Growing turmoil in Uzbekistan, combined with mounting Russian pressure on Kyrgyzstan and Kazakhstan to limit their ties to Washington dashed those hopes. Recently, the Obama administration reluctantly complied with Kyrgyzstan’s demand and agreed to leave Manas, which had been the main logistical hub for sending military supplies into Afghanistan and an important symbol of the US presence in Central Asia.

Ending the US occupation of Afghanistan and scaling-back Western ambitions in the rest of Central Asia should reduce the danger of a nasty rivalry with Moscow. In fact, the main potential for rivalry is between Russia and China, primarily over the region’s oil and gas riches. Beijing’s agreement with the government of Turkmenistan confirms that China hopes to protect and promote some key petroleum and other economic interests, and Moscow views the Chinese move with some uneasiness.

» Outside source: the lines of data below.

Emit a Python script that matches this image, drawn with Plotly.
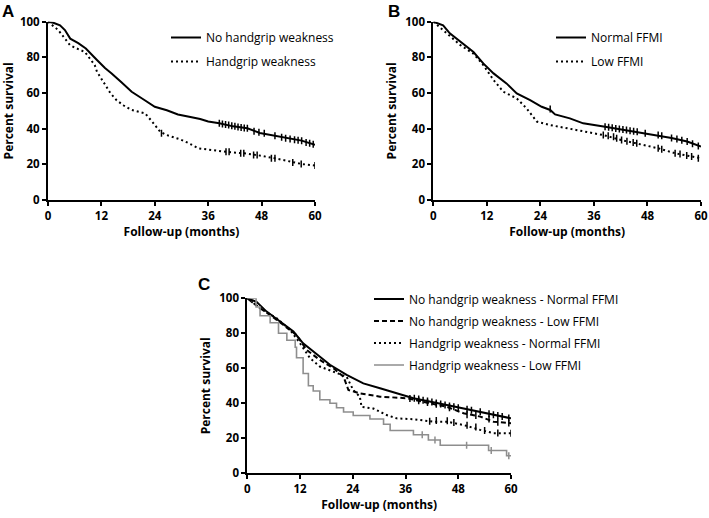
import plotly.graph_objects as go

# ---------------- data ----------------
# Panel A
a_no_weak_t = [0, 1.2, 2.7, 3.8, 5, 6.8, 8.5, 9.8, 11, 12.8, 14.3, 16.5, 18.8, 21.4, 24, 26.7, 29.2, 32, 34.2, 36, 38.5, 41.6, 44.8, 47.6, 51, 54.4, 57, 60]
a_no_weak_s = [100, 99.4, 98, 95.3, 90.5, 88, 85, 81.3, 78.5, 74, 71, 66, 60.7, 56.5, 52.3, 50.3, 48, 46.5, 45.4, 44, 43, 41.3, 40.2, 37.6, 36, 34.2, 33.3, 31]
a_no_weak_cens_t = [38.5, 39.2, 39.9, 40.6, 41.3, 42, 42.7, 43.4, 44.1, 44.8, 46.3, 47.4, 48.6, 51, 52.5, 53.4, 54.4, 55.4, 56.2, 57, 58, 58.8, 59.6]
a_no_weak_cens_s = [43, 42.6, 42.3, 42, 41.6, 41.3, 41, 40.7, 40.4, 40.2, 38.5, 38, 37.4, 36, 35.2, 34.7, 34.2, 33.8, 33.5, 33.3, 32.3, 31.8, 31.2]
a_weak_t = [0, 2.3, 4.9, 6, 8.3, 10.5, 11, 12.8, 14, 15.4, 17, 18.8, 21.8, 23.3, 25.2, 26.7, 29.7, 31.5, 33.8, 37, 40, 44, 47, 51, 55, 57, 60]
a_weak_s = [100, 95.3, 87, 85.5, 83, 75.7, 72, 64.5, 60, 56, 53, 50.5, 48.6, 44.3, 38.3, 36.4, 34, 32, 29, 28, 27, 26.2, 25.2, 23.4, 21, 20.2, 19.3]
a_weak_cens_t = [25.5, 40, 40.7, 43.3, 44, 46.2, 47, 50.2, 51, 55, 56.9, 60]
a_weak_cens_s = [37.5, 27, 27, 26.2, 26.2, 25.2, 25.2, 23.4, 23.4, 21, 20.2, 19.3]

# Panel B
b_normal_t = [0, 2.2, 3.7, 6, 9, 11.2, 13.5, 16.4, 18.7, 21.7, 24.3, 26.2, 27.3, 30.6, 33.6, 38.5, 42.5, 45.7, 50.4, 53.4, 56.9, 60]
b_normal_s = [100, 98, 93.5, 88.8, 83, 76.6, 71, 65.4, 59.8, 56, 52.3, 50.5, 48, 45.8, 43, 41.1, 39.5, 38.3, 36.4, 34.8, 32.8, 30]
b_normal_cens_t = [26.2, 38.5, 39.3, 40.1, 40.9, 41.7, 42.5, 43.3, 44.1, 44.9, 45.7, 47.5, 50.4, 51.2, 53.4, 54.6, 55.7, 56.9, 58.1, 59.4]
b_normal_cens_s = [51, 41.1, 40.8, 40.5, 40.1, 39.8, 39.5, 39.2, 38.9, 38.6, 38.3, 37.5, 36.4, 36, 34.8, 34.2, 33.5, 32.8, 31.5, 30.3]
b_low_t = [0, 3, 6, 9, 11.2, 13.5, 15.7, 18.7, 20.9, 23.2, 26.2, 32, 38.1, 42.2, 45.6, 50.4, 54.2, 57.9, 60]
b_low_s = [100, 93.5, 87, 82, 75.7, 67.3, 60.7, 57, 51.4, 44, 42, 39.3, 36.4, 33.6, 31.8, 29, 26.2, 24.4, 23.4]
b_low_cens_t = [38.1, 39.2, 40.4, 41.1, 42.2, 43.4, 44.8, 45.6, 50.4, 51.2, 54.2, 55.3, 56.8, 57.9, 59.4]
b_low_cens_s = [36.4, 36, 35.5, 34.6, 33.6, 33, 32.2, 31.8, 29, 28.5, 26.2, 25.8, 25, 24.4, 23.4]

# Panel C
c_nw_norm_t = [0, 2.1, 4.4, 7.4, 10.5, 12.7, 15, 18.8, 22.6, 26.4, 30.2, 34, 37.8, 45.4, 53, 60]
c_nw_norm_s = [100, 98, 92.4, 86.7, 81, 74.3, 69.5, 62, 56.2, 51.4, 48.6, 45.7, 42.9, 39, 35.2, 31.4]
c_nw_norm_cens_t = [38, 39, 40, 41, 42, 43, 44, 45, 46, 47, 48, 50, 51, 53, 55, 56, 57, 58, 59.5]
c_nw_norm_cens_s = [42.9, 42.4, 41.8, 41.3, 40.7, 40.2, 39.6, 39, 38.5, 38, 37.5, 36.6, 36.1, 35.2, 34, 33.5, 33, 32.4, 31.6]
c_nw_low_t = [0, 2.9, 5.2, 8.2, 11.2, 13.5, 16.5, 19.6, 21.9, 23, 25.6, 30.2, 36.3, 41.6, 45.4, 49.2, 53, 56, 60]
c_nw_low_s = [100, 94.3, 90.5, 84.8, 79, 70.5, 64.8, 60, 55.2, 47.6, 45.7, 43.8, 42.9, 40, 38, 34.3, 32.4, 29.5, 28.6]
c_nw_low_cens_t = [37, 39, 41, 43, 46, 50, 52, 55, 57, 59.5]
c_nw_low_cens_s = [42.8, 41.5, 40.5, 39.5, 37.5, 33.5, 33, 31, 29.2, 28.8]
c_w_norm_t = [0, 2.9, 6.7, 9.7, 12, 14.3, 16.5, 19.6, 22.6, 24.1, 25.6, 26, 28.7, 31.7, 34, 37.8, 42.3, 45.4, 49.2, 53, 56, 60]
c_w_norm_s = [100, 94.3, 88.6, 82, 74.3, 65.7, 61, 58, 55.2, 47.6, 43.8, 38, 37, 33.3, 31.4, 30.9, 29.5, 29.5, 27.6, 24.8, 22.9, 22.9]
c_w_norm_cens_t = [41.5, 43, 45.5, 47, 50, 52, 54, 57, 60]
c_w_norm_cens_s = [29.8, 30.2, 30, 29, 27.4, 26.5, 24.5, 23, 22.9]
c_w_low_t = [0, 2, 2.9, 5.2, 7.1, 9, 10.9, 11.2, 12.7, 13.9, 15, 16.5, 18.8, 20.3, 21.9, 24.1, 27.9, 31, 32.5, 37.8, 41.2, 43.9, 54.9, 59, 60]
c_w_low_s = [100, 95, 90, 86, 80, 76, 72, 66, 57, 50, 47, 42, 40, 37.5, 35, 33, 31, 28, 24.5, 22, 19, 16, 13, 10, 10]
c_w_low_cens_t = [39.8, 42.7, 49.9, 55.5, 59.5]
c_w_low_cens_s = [22, 19, 16, 13, 10]

x_ticks = [0, 12, 24, 36, 48, 60]
y_ticks = [0, 20, 40, 60, 80, 100]
x_title = "Follow-up (months)"
y_title = "Percent survival"

FONT = "Open Sans"
GRAY = "#8e8e8e"
DOT = "2px,3px"
DASH = "5px,3px"

fig = go.Figure()

def curve(t, s, ct, cs, name, ax, legend, dash="solid", color="black", width=2, shape="linear"):
    fig.add_trace(go.Scatter(x=t, y=s, mode="lines", name=name,
                             line=dict(color=color, width=width, dash=dash, shape=shape),
                             xaxis="x" + ax, yaxis="y" + ax, legend=legend,
                             legendgroup=name))
    fig.add_trace(go.Scatter(x=ct, y=cs, mode="markers", showlegend=False,
                             marker=dict(symbol="line-ns", size=5, color=color,
                                         line=dict(color=color, width=1.5)),
                             xaxis="x" + ax, yaxis="y" + ax, legendgroup=name, hoverinfo="skip"))

curve(a_no_weak_t, a_no_weak_s, a_no_weak_cens_t, a_no_weak_cens_s, "No handgrip weakness", "", "legend")
curve(a_weak_t, a_weak_s, a_weak_cens_t, a_weak_cens_s, "Handgrip weakness", "", "legend", dash=DOT)
curve(b_normal_t, b_normal_s, b_normal_cens_t, b_normal_cens_s, "Normal FFMI", "2", "legend2")
curve(b_low_t, b_low_s, b_low_cens_t, b_low_cens_s, "Low FFMI", "2", "legend2", dash=DOT)
curve(c_nw_norm_t, c_nw_norm_s, c_nw_norm_cens_t, c_nw_norm_cens_s, "No handgrip weakness - Normal FFMI", "3", "legend3")
curve(c_nw_low_t, c_nw_low_s, c_nw_low_cens_t, c_nw_low_cens_s, "No handgrip weakness - Low FFMI", "3", "legend3", dash=DASH)
curve(c_w_norm_t, c_w_norm_s, c_w_norm_cens_t, c_w_norm_cens_s, "Handgrip weakness - Normal FFMI", "3", "legend3", dash=DOT)
curve(c_w_low_t, c_w_low_s, c_w_low_cens_t, c_w_low_cens_s, "Handgrip weakness - Low FFMI", "3", "legend3",
      color=GRAY, width=1.6, shape="hv")

W, H = 709, 518
def px(x): return x / W
def py(y): return 1 - y / H

TICKFONT = dict(family=FONT, size=11.5, color="black", weight="bold")
TITLEFONT = dict(family=FONT, size=12, color="black", weight="bold")

def xax(domain, anchor):
    return dict(domain=domain, range=[0, 60], tickvals=x_ticks, ticks="outside", ticklen=4,
                tickwidth=2, tickcolor="black", showline=True, linecolor="black", linewidth=2,
                showgrid=False, zeroline=False, anchor=anchor, automargin=False,
                tickfont=TICKFONT, title=dict(text=x_title, font=TITLEFONT, standoff=6))

def yax(domain, anchor):
    return dict(domain=domain, range=[0, 100], tickvals=y_ticks, ticks="outside", ticklen=4,
                tickwidth=2, tickcolor="black", showline=True, linecolor="black", linewidth=2,
                showgrid=False, zeroline=False, anchor=anchor, automargin=False,
                tickfont=TICKFONT, title=dict(text=y_title, font=TITLEFONT, standoff=6))

def leg(x, y, gap):
    return dict(x=px(x), y=py(y), xanchor="left", yanchor="top", bgcolor="rgba(0,0,0,0)",
                font=dict(family=FONT, size=12, color="black"), traceorder="grouped",
                tracegroupgap=gap, itemwidth=30)

fig.update_layout(
    width=W, height=H, margin=dict(l=0, r=0, t=0, b=0, autoexpand=False),
    paper_bgcolor="white", plot_bgcolor="white",
    xaxis=xax([px(48), px(315)], "y"), yaxis=yax([py(200), py(21.7)], "x"),
    xaxis2=xax([px(433.3), px(701)], "y2"), yaxis2=yax([py(200), py(21.7)], "x2"),
    xaxis3=xax([px(247.3), px(511)], "y3"), yaxis3=yax([py(473.3), py(298.3)], "x3"),
    legend=leg(166, 23, 5),
    legend2=leg(551, 23, 5),
    legend3=leg(369, 284.5, 3),
    annotations=[
        dict(text="<b>A</b>", x=0, y=1, xref="paper", yref="paper", xanchor="left", yanchor="top",
             showarrow=False, font=dict(family="Liberation Sans", size=17, color="black")),
        dict(text="<b>B</b>", x=px(386), y=1, xref="paper", yref="paper", xanchor="left", yanchor="top",
             showarrow=False, font=dict(family="Liberation Sans", size=17, color="black")),
        dict(text="<b>C</b>", x=px(196), y=py(273), xref="paper", yref="paper", xanchor="left", yanchor="top",
             showarrow=False, font=dict(family="Liberation Sans", size=17, color="black")),
    ],
)

fig.write_html("out.html", config={"displayModeBar": False},
               post_script="document.body.style.margin='0';")
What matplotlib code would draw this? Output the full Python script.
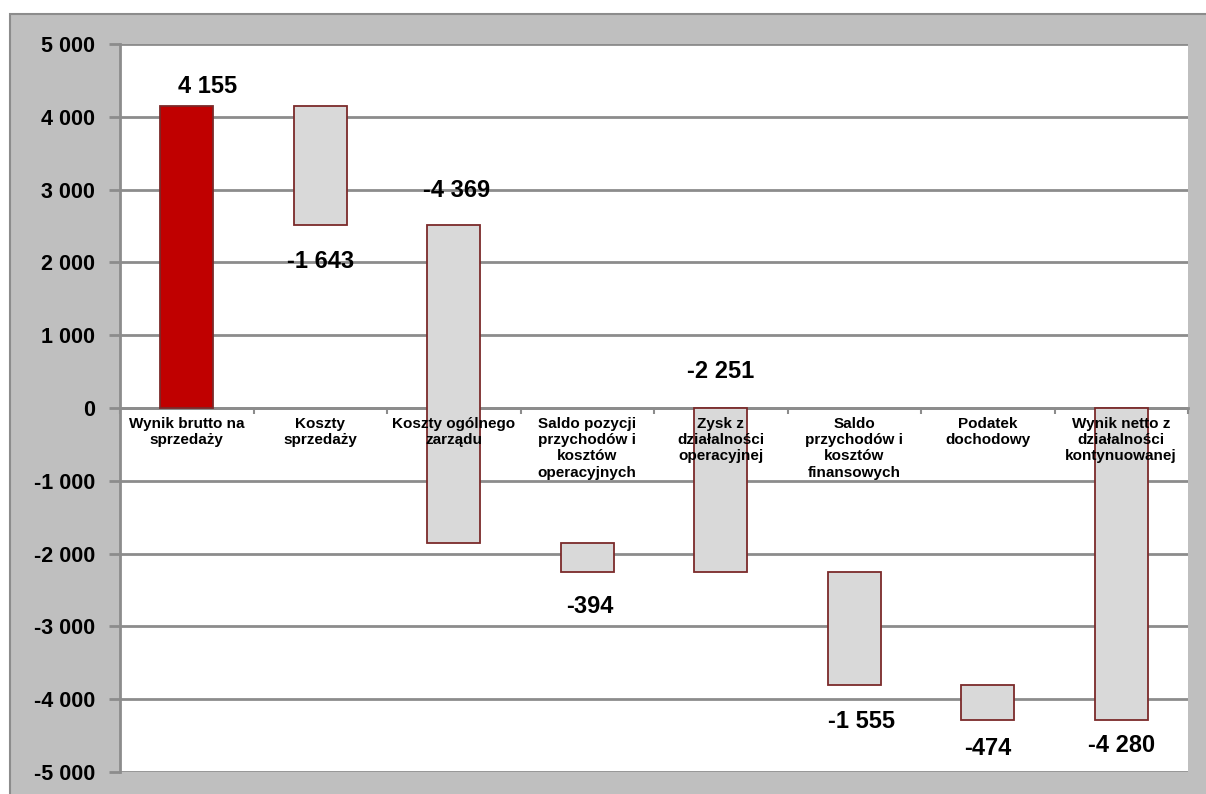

If Afghanistan is to avoid being caught-up in a maelstrom of geopolitical animosity, all of the relevant outside powers need to view that country as a neutral buffer state, not as a base for the projection of power. That means limiting both the nature and scope of rivalry to peaceful economic competition, which, if preliminary reports that Afghanistan may be the repository of valuable minerals prove true, could be beneficial to all parties concerned.

In any case, if the errors and tragedies of the past are not to be repeated, both India and Pakistan must drastically change their posture toward Afghanistan. New Delhi needs to stop viewing Kabul as a potential ally to increase Islamabad’s anxiety about the security of its western flank. Pakistan needs to recognize that a neutral government in Kabul may cause fewer headaches for the overall region, including Pakistan itself, than a new Taliban regime. And without the expectation of backing from Islamabad, the Taliban would be more likely to accept a compromise political solution at home.

Even if India and Pakistan improve their behavior, though, Russia and the United States need to exercise restraint so that Afghanistan does not become an arena in a new cold war between Moscow and the West. The chill in relations as a result of the Ukraine crisis is bad enough; it would not benefit either side to see those tensions migrate to Central Asia.

Despite obvious obstacles (including Afghanistan’s myriad internal divisions), the potential exists for a happier, productive future for the Afghan people. The United States and its NATO allies have the opportunity to embrace a more modest status for themselves in Central Asia and facilitate through wise diplomacy the establishment of a neutral Afghanistan. That approach worked with respect to Austria during the height of the Cold War. Western policymakers should make a concerted effort to replicate that achievement in Afghanistan.